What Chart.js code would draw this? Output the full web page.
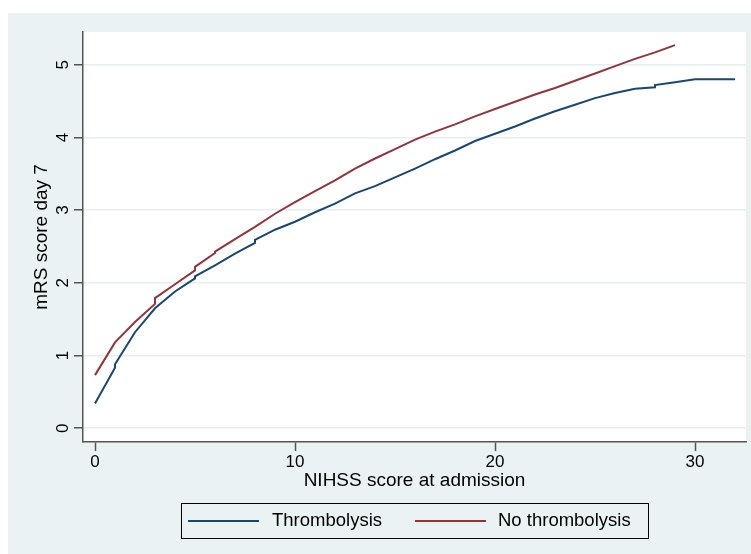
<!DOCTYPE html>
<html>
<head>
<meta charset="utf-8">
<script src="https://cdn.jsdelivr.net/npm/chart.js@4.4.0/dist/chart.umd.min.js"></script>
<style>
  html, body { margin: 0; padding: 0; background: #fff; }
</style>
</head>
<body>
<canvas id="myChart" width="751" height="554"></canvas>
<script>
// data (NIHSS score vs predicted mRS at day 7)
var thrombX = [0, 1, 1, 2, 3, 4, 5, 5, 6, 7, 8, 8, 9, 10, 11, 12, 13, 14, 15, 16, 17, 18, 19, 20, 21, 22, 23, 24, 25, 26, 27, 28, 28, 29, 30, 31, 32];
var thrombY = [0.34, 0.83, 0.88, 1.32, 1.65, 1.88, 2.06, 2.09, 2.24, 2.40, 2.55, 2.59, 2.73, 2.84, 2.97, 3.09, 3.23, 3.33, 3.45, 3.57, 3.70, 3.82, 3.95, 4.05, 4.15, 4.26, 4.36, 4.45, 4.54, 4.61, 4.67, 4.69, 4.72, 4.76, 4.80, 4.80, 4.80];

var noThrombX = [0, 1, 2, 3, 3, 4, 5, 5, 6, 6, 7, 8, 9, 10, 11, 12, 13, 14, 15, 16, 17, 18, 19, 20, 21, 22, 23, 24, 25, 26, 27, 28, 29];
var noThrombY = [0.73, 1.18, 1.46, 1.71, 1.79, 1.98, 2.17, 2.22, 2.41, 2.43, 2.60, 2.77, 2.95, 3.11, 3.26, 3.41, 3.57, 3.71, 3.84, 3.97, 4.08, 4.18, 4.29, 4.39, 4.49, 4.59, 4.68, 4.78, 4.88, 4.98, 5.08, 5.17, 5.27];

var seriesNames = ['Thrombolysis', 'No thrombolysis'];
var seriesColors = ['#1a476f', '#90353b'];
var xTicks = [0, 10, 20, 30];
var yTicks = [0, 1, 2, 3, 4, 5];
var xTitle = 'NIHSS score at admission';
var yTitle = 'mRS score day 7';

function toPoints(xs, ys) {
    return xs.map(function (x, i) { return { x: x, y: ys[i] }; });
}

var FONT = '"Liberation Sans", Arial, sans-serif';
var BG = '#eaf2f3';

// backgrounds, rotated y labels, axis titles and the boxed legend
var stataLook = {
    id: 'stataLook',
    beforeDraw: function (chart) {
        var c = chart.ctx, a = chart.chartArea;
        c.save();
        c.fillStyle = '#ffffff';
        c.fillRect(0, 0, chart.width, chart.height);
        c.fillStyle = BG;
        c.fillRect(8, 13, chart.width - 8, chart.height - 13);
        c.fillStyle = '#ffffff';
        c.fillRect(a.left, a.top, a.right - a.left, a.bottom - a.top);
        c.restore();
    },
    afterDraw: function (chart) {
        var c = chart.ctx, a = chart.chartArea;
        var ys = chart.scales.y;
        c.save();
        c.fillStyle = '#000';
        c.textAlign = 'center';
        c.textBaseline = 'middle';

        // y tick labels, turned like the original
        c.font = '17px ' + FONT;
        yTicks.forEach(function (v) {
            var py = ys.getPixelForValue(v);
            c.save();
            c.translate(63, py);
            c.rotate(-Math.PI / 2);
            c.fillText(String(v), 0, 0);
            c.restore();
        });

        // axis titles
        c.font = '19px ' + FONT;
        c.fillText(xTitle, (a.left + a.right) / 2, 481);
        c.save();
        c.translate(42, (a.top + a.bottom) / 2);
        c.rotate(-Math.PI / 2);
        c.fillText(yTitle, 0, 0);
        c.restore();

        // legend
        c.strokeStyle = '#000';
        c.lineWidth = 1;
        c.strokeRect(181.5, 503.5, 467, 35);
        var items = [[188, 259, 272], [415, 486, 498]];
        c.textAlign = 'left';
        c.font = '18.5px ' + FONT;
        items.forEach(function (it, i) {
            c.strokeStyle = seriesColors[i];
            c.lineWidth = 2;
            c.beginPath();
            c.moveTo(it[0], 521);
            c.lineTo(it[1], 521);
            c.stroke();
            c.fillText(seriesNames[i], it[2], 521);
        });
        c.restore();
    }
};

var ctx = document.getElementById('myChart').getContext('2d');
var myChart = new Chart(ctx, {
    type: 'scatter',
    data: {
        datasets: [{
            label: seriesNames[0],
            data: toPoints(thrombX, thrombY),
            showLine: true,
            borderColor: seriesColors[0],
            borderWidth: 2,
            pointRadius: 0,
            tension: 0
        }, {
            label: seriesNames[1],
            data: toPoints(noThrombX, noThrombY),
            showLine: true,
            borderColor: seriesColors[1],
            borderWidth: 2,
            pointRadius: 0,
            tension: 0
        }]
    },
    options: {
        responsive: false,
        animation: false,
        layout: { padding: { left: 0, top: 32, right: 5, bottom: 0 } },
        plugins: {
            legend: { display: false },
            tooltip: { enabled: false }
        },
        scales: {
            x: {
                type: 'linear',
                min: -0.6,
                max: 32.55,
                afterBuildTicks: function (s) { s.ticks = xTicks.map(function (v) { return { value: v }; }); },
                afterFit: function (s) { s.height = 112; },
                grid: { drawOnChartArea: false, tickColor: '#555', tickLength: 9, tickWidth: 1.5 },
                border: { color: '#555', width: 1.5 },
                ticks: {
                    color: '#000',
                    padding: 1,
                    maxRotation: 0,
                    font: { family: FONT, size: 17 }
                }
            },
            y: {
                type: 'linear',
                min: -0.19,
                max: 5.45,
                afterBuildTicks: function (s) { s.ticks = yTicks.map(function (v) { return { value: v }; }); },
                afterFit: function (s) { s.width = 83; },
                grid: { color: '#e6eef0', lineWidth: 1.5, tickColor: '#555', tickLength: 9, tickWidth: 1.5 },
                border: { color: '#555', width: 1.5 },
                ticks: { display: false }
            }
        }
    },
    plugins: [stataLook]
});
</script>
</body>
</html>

# # # # #

INSTRUCTION:
Please take the lines from the beginning of the data above through the line holding "var BG = '#eaf2f3';" and transcribe them exactly, without any pictures.

SOLVED PROBLEM:
What Chart.js code would draw this? Output the full web page.
<!DOCTYPE html>
<html>
<head>
<meta charset="utf-8">
<script src="https://cdn.jsdelivr.net/npm/chart.js@4.4.0/dist/chart.umd.min.js"></script>
<style>
  html, body { margin: 0; padding: 0; background: #fff; }
</style>
</head>
<body>
<canvas id="myChart" width="751" height="554"></canvas>
<script>
// data (NIHSS score vs predicted mRS at day 7)
var thrombX = [0, 1, 1, 2, 3, 4, 5, 5, 6, 7, 8, 8, 9, 10, 11, 12, 13, 14, 15, 16, 17, 18, 19, 20, 21, 22, 23, 24, 25, 26, 27, 28, 28, 29, 30, 31, 32];
var thrombY = [0.34, 0.83, 0.88, 1.32, 1.65, 1.88, 2.06, 2.09, 2.24, 2.40, 2.55, 2.59, 2.73, 2.84, 2.97, 3.09, 3.23, 3.33, 3.45, 3.57, 3.70, 3.82, 3.95, 4.05, 4.15, 4.26, 4.36, 4.45, 4.54, 4.61, 4.67, 4.69, 4.72, 4.76, 4.80, 4.80, 4.80];

var noThrombX = [0, 1, 2, 3, 3, 4, 5, 5, 6, 6, 7, 8, 9, 10, 11, 12, 13, 14, 15, 16, 17, 18, 19, 20, 21, 22, 23, 24, 25, 26, 27, 28, 29];
var noThrombY = [0.73, 1.18, 1.46, 1.71, 1.79, 1.98, 2.17, 2.22, 2.41, 2.43, 2.60, 2.77, 2.95, 3.11, 3.26, 3.41, 3.57, 3.71, 3.84, 3.97, 4.08, 4.18, 4.29, 4.39, 4.49, 4.59, 4.68, 4.78, 4.88, 4.98, 5.08, 5.17, 5.27];

var seriesNames = ['Thrombolysis', 'No thrombolysis'];
var seriesColors = ['#1a476f', '#90353b'];
var xTicks = [0, 10, 20, 30];
var yTicks = [0, 1, 2, 3, 4, 5];
var xTitle = 'NIHSS score at admission';
var yTitle = 'mRS score day 7';

function toPoints(xs, ys) {
    return xs.map(function (x, i) { return { x: x, y: ys[i] }; });
}

var FONT = '"Liberation Sans", Arial, sans-serif';
var BG = '#eaf2f3';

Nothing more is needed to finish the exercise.